Richard Stark, alias Donald E. Westlake, l’un des maîtres du polar, a adapté son roman en bande dessinée, intitulée Stationner, la proie. Cette bande dessinée captivante où on prend plaisir à suivre les aventures de ce malfrat impitoyable et antipathique.
Souvent adapté au cinéma, notamment par Taylor Hackford avec Jason Statham, l’impassible Parker, archétype de l’antihéros de la grande époque du film noir, trouve dans les mots de Doug Headline et les traits de Kieran, le véhicule parfait pour s’imposer dans le monde francophone de la bande dessinée. Le duo a su saisir à la perfection l’âme sombre de ce personnage hors norme, qu’on ne veut avoir ni comme ennemi ni comme ami.
Il faut dire qu’Headline, qui connaît parfaitement les polars noirs et néo-noirs, jongle à la perfection avec ses codes, son rythme, son obscurité et son langage. Grâce aux mots du scénariste, le gangster parvient à se forger une nouvelle identité, qui semblait peut-être impossible à capturer sur grand écran. C’est comme si la bande dessinée était le moyen idéal pour représenter son univers sordide.
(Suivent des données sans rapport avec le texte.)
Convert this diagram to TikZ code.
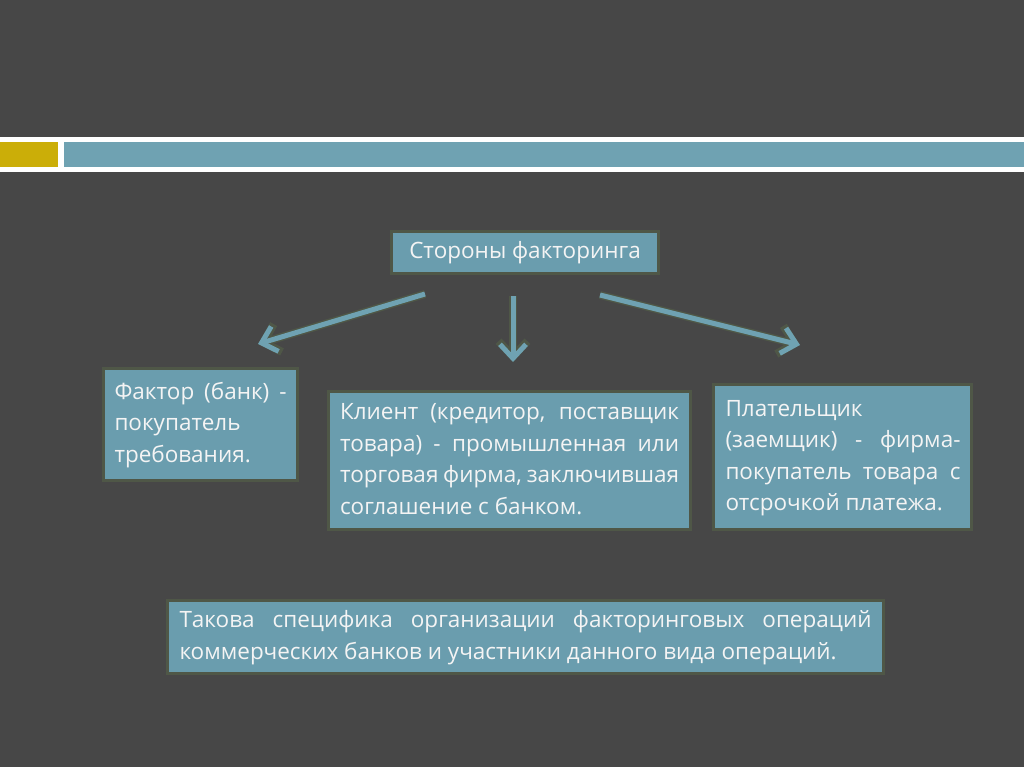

Ici aussi, la renaissance de Parker en doit beaucoup aux magnifiques dessins de Kieran. Avec son trait sombre, minimaliste et tendu, qui évoque les parfums de Will Eisner et Darwyn Cooke, qui avait lui aussi adapté en bande dessinée les romans de Westlake, Kevian confère une dimension inquiétante à cet univers sombre, déprimant et dénué d’espoir, aussi ténébreux que les âmes de Parker et de sa proie.
Fabuleuse bande dessinée noire, Parker se fond à merveille dans cet été déclinant. Quand le soleil ravigotant tente un dernier baroud d’honneur avec la tristesse de l’automne. Et si Parker était plus du côté de l’automne que de l’été…
Espérons qu’il revienne bientôt assouvir d’autres vengeances.
Xavier, Matz, L’Or du Spectre, Le Lombard
Kieran, Headline, Parker la proie. Aire noir, Dupuis.